I recently came across another blatant example of an analyst firm misusing the process by which analysts are invited to attend a vendor briefing.

I was looking to set up a briefing with IDC’s Energy Insights. Although the analyst had accepted the briefing, the company still wants me to complete this form. According to the group operations manager: “This is a standard company policy when requesting a briefing with our analysts.”

Now although it’s a pain, I don’t usually have a problem filling in vendor briefing request forms.

For those who aren’t familiar with them, these are normally used to capture information that will help:

  1. the firm ensure that all relevant analysts are aware of the request, and
  2. the analysts decide whether or not to accept a meeting.

But it’s a bit annoying when the analyst firm is using the process to capture information that is obviously more relevant for its sales force than the analysts.

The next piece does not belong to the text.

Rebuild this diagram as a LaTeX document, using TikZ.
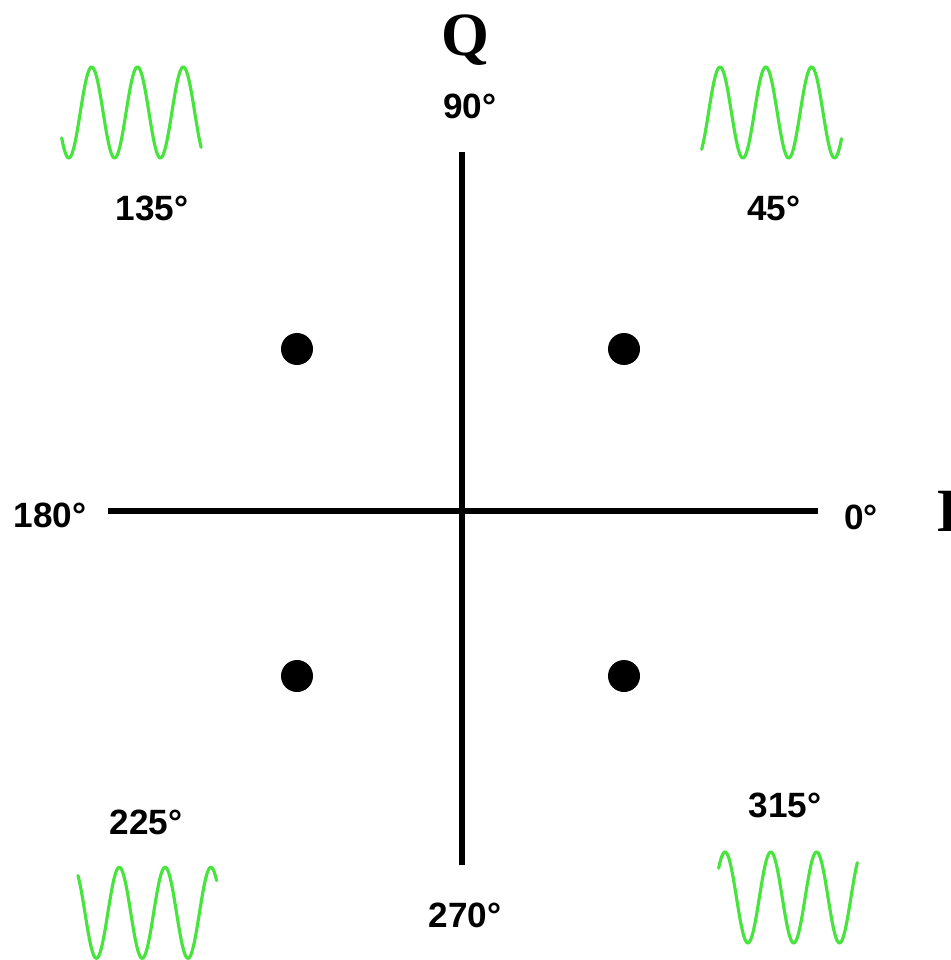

For example, alongside the regular stuff (eg what’s the briefing about, who would it be with, tell us about your company), Energy Insights wants to know:

  • Who is the head of marketing for your company? (Name, title, email, and phone)
  • Who is the head of product marketing for your company? (Name, title, email, and phone)
  • Who is responsible for your company’s strategic planning? (Name, title, email, and phone)
  • Does your company use market research to assist in strategic planning?
  • Does your company currently have any relationships with other market research firms?
  • Would you be interested in learning more about our services in your market area and the benefits of having a relationship with Energy Insights?

Easy enough information to provide – but does an analyst at Energy Insights really need to know this information in order to qualify a meeting? I’d love to know.

Now if it’s for use by the sales force… well, that makes more sense. I can see why an analyst firm thinks it’s a smart idea to capture all this information. Lovely juicy contact data for the new business machine.

But IDC, why not be honest (and obviously honest) about why you want it. Otherwise, this feels a bit slimy and underhand.

Note
I checked the other IDC companies as well:

IDC itself requires a considerable amount of information but you can see that it would all be useful to the analyst team. It’s roughly in line with the information requested by Gartner. Forrester Research (registration required, but it’s free) and Yankee Group.

However, Manufacturing Insights, Financial Insights, Government Insights, Health Industry Insights and Global Retail Insights – well, they all demand the same information as Energy Insights.